▸ Short exercise: Gather all lines from the material that contain "this".

*** Exercise materials ***

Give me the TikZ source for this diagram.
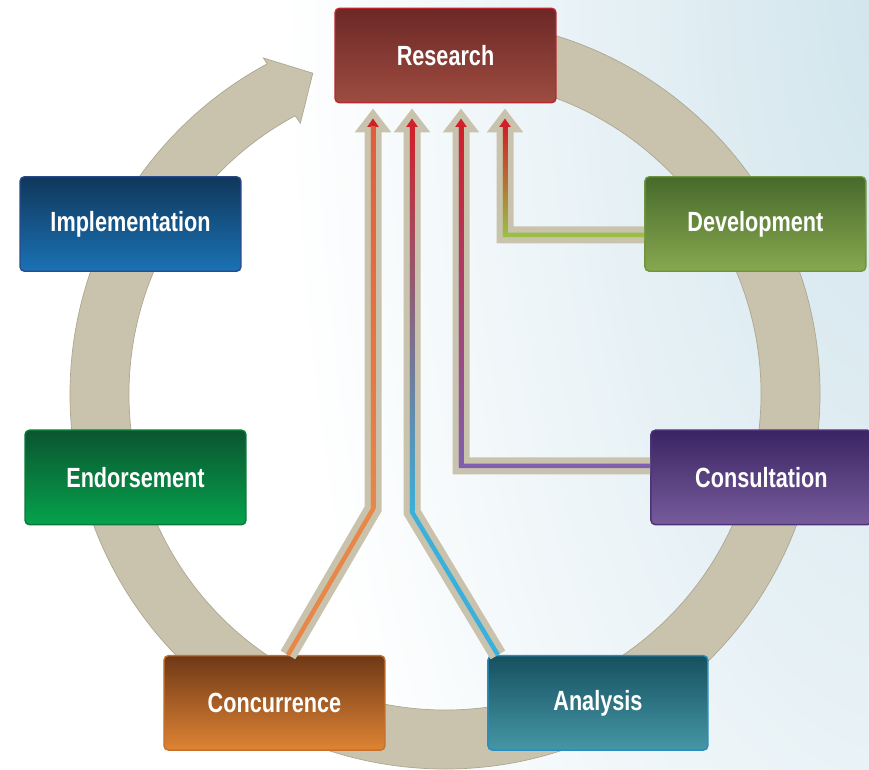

***
*** Exercise materials ***

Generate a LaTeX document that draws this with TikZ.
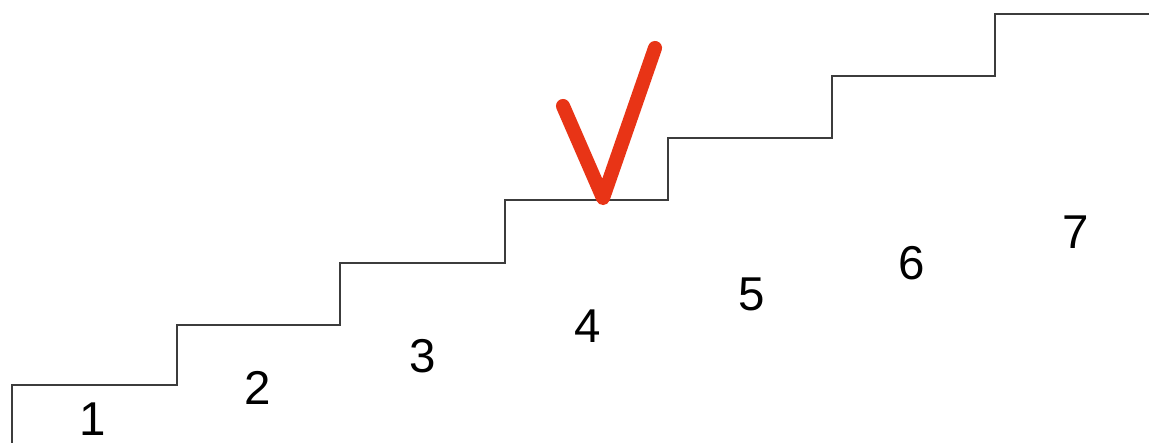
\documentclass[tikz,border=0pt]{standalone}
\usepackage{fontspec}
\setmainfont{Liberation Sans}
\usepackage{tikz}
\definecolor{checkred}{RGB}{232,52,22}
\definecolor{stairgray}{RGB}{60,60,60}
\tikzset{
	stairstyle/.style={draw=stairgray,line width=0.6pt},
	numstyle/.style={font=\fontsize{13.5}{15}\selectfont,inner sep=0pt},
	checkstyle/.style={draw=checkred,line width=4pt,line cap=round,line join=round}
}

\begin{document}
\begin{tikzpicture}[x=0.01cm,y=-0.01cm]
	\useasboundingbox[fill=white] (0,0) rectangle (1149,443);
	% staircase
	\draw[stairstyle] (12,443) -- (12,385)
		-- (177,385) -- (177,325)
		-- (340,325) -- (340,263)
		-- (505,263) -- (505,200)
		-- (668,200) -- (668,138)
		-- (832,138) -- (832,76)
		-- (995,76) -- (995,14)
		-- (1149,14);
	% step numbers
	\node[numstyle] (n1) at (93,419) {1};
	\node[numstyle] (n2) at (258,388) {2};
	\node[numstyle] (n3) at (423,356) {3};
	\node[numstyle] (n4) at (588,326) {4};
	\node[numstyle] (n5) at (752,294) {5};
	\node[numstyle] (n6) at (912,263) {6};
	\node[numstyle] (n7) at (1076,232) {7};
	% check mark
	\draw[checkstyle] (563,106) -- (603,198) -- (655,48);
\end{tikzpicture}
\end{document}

***
*** Exercise materials ***

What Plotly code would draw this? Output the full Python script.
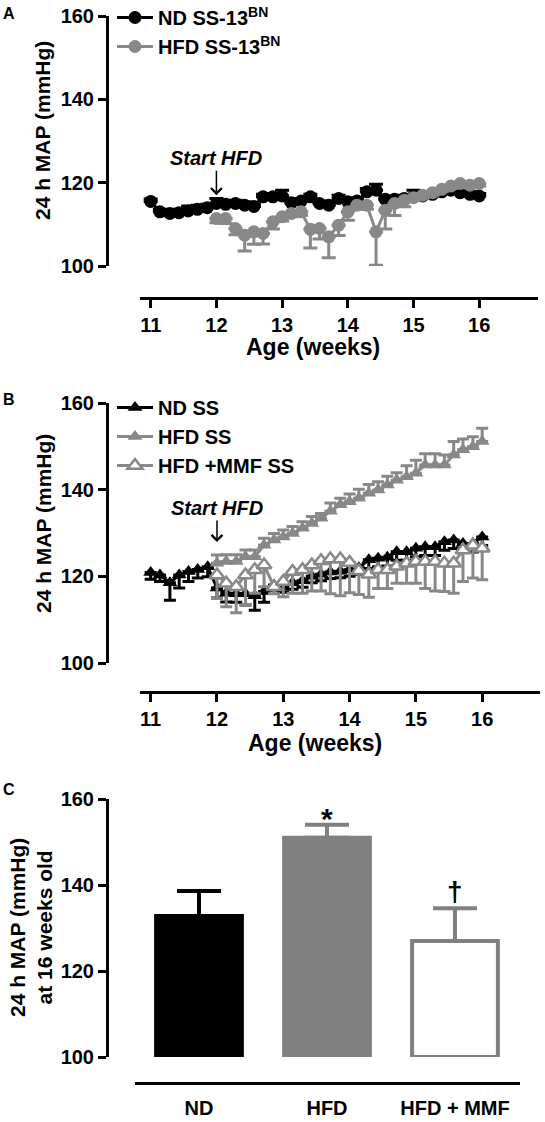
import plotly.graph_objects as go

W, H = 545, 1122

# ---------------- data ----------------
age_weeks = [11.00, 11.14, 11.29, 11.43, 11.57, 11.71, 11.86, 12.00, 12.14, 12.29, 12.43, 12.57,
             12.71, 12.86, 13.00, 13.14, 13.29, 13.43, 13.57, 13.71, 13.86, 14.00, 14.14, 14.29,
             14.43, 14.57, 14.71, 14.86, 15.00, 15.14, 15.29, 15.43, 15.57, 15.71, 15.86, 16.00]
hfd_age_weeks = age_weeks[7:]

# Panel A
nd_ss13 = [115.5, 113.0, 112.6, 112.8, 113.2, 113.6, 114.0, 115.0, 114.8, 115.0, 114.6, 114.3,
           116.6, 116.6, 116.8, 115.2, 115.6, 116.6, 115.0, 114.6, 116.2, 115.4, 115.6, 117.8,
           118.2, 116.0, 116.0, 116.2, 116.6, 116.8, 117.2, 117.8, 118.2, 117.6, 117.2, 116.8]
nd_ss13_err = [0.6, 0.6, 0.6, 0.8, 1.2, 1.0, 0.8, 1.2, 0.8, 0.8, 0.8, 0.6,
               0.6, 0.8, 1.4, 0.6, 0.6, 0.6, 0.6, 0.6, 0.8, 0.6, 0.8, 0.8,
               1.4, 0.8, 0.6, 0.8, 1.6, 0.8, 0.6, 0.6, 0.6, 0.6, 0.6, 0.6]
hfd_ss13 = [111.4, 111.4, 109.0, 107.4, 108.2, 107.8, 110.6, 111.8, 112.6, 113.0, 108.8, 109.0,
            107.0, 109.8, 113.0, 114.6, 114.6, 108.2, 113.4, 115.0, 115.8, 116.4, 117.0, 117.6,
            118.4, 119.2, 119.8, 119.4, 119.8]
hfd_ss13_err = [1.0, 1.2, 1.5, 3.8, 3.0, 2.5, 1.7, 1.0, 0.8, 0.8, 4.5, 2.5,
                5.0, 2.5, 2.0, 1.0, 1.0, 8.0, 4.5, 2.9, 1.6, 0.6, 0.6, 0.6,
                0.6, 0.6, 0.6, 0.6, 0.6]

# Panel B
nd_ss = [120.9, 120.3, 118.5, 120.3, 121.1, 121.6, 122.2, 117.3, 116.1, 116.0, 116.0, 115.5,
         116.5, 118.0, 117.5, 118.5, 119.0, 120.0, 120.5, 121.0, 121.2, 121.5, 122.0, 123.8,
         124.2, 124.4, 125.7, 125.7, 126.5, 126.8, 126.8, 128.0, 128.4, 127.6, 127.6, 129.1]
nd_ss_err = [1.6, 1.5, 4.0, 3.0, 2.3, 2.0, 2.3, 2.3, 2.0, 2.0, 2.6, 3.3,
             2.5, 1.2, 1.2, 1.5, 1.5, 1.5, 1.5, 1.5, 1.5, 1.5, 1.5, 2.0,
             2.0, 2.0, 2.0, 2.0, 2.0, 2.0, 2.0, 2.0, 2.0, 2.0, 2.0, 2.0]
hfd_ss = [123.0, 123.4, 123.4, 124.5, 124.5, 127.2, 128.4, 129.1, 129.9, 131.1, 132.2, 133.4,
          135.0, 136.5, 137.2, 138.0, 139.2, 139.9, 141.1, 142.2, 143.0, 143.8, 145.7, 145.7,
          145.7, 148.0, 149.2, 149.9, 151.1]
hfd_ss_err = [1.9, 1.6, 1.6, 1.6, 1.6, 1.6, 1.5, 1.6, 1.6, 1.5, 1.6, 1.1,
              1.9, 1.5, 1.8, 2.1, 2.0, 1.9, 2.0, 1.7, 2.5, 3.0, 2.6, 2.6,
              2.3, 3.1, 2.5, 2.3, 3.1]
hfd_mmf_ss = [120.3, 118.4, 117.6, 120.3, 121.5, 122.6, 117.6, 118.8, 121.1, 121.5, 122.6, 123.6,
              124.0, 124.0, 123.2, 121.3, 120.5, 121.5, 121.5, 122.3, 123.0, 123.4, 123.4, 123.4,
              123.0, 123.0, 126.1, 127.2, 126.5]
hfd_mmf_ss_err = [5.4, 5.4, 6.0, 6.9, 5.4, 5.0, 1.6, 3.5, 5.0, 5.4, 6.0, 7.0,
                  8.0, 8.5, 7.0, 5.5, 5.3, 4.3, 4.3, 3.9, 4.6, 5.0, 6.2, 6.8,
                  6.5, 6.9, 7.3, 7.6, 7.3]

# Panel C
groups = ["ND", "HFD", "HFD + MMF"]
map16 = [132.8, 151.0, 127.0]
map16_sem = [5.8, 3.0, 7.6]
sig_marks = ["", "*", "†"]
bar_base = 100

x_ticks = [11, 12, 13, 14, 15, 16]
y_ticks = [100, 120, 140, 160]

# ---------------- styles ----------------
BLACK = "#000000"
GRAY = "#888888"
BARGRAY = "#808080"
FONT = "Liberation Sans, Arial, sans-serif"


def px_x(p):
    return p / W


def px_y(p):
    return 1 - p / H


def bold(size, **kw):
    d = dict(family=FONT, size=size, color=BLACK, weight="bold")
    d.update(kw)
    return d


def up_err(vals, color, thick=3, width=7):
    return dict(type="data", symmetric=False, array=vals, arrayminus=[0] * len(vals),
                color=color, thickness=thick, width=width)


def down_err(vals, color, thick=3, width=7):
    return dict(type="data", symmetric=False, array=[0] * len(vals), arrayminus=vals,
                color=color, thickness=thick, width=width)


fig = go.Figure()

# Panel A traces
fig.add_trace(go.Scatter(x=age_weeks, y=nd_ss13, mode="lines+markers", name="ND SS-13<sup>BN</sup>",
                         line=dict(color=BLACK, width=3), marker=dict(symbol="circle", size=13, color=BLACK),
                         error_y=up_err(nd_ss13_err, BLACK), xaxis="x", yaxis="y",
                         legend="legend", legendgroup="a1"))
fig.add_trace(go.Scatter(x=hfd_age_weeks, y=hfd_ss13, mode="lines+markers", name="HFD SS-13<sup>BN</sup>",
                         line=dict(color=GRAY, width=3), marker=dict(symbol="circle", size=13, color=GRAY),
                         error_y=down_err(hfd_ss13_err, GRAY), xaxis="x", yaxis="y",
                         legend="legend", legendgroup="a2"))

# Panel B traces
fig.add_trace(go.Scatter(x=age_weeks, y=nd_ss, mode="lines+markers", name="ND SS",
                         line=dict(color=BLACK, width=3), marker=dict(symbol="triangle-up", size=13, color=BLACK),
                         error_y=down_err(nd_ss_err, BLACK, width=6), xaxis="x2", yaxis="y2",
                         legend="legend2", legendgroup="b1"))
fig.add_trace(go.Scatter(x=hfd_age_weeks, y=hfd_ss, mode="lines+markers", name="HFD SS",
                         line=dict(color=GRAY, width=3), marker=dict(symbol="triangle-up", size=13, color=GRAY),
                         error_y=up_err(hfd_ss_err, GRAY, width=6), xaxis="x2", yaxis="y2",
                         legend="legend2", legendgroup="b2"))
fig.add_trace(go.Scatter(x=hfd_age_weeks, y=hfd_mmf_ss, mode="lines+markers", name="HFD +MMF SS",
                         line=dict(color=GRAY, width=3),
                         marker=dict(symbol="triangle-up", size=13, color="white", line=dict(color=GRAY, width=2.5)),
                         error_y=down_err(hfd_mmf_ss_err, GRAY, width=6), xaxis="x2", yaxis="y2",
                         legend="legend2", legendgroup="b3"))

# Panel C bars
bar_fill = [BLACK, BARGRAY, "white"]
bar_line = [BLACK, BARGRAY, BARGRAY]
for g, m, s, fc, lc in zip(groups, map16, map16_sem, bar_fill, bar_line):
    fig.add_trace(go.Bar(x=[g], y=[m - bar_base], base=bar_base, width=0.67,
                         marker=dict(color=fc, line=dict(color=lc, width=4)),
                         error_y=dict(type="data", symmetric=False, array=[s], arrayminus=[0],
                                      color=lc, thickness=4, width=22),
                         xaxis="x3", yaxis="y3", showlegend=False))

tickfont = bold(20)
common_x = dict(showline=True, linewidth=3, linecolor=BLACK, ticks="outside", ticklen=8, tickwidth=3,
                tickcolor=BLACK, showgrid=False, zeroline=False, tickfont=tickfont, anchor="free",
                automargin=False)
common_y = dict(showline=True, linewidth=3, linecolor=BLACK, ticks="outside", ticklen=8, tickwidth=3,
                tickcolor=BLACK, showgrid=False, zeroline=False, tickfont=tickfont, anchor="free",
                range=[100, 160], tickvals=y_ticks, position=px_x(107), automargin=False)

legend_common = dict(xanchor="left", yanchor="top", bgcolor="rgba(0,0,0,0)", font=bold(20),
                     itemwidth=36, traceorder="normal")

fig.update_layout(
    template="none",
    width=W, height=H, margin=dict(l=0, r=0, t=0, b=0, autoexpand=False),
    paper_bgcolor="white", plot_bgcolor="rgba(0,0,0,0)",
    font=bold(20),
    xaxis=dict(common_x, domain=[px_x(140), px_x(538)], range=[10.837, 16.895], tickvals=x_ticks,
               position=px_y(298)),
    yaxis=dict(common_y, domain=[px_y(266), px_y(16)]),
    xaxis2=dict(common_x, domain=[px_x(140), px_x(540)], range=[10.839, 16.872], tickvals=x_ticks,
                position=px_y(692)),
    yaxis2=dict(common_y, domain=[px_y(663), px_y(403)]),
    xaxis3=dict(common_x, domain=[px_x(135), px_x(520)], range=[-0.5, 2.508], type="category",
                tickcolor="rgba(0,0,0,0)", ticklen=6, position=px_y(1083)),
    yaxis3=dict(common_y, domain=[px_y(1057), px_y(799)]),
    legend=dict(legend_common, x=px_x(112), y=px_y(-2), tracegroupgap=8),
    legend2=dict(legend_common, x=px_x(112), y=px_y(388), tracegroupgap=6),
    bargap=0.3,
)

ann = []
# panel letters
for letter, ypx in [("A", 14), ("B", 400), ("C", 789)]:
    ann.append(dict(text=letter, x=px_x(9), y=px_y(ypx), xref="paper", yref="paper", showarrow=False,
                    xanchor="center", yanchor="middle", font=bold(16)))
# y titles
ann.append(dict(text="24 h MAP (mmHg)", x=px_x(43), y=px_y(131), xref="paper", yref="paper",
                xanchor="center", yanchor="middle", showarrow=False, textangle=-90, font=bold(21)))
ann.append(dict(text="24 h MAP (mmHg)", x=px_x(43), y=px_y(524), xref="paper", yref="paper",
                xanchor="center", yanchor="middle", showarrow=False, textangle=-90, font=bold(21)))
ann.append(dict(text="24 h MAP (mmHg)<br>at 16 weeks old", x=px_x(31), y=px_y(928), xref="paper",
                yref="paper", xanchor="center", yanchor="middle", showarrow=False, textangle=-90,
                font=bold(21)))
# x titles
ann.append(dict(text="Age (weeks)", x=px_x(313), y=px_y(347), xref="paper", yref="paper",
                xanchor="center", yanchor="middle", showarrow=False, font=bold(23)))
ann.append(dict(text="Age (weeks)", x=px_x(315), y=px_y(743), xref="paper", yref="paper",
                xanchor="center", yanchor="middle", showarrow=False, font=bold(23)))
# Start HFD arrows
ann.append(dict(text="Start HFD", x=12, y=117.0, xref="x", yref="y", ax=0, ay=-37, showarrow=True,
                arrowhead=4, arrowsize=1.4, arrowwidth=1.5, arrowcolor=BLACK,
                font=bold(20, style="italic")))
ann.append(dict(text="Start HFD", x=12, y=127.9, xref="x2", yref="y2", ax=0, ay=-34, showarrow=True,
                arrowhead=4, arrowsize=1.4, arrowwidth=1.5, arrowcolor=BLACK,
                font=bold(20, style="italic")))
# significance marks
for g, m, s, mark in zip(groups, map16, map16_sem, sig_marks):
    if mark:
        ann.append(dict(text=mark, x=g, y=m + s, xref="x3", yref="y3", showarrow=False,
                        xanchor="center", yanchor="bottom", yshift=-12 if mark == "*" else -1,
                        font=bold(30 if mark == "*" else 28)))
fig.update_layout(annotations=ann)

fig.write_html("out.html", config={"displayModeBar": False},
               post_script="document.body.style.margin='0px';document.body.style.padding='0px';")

***

▸ Output:
Give me the TikZ source for this diagram.
Generate a LaTeX document that draws this with TikZ.
What Plotly code would draw this? Output the full Python script.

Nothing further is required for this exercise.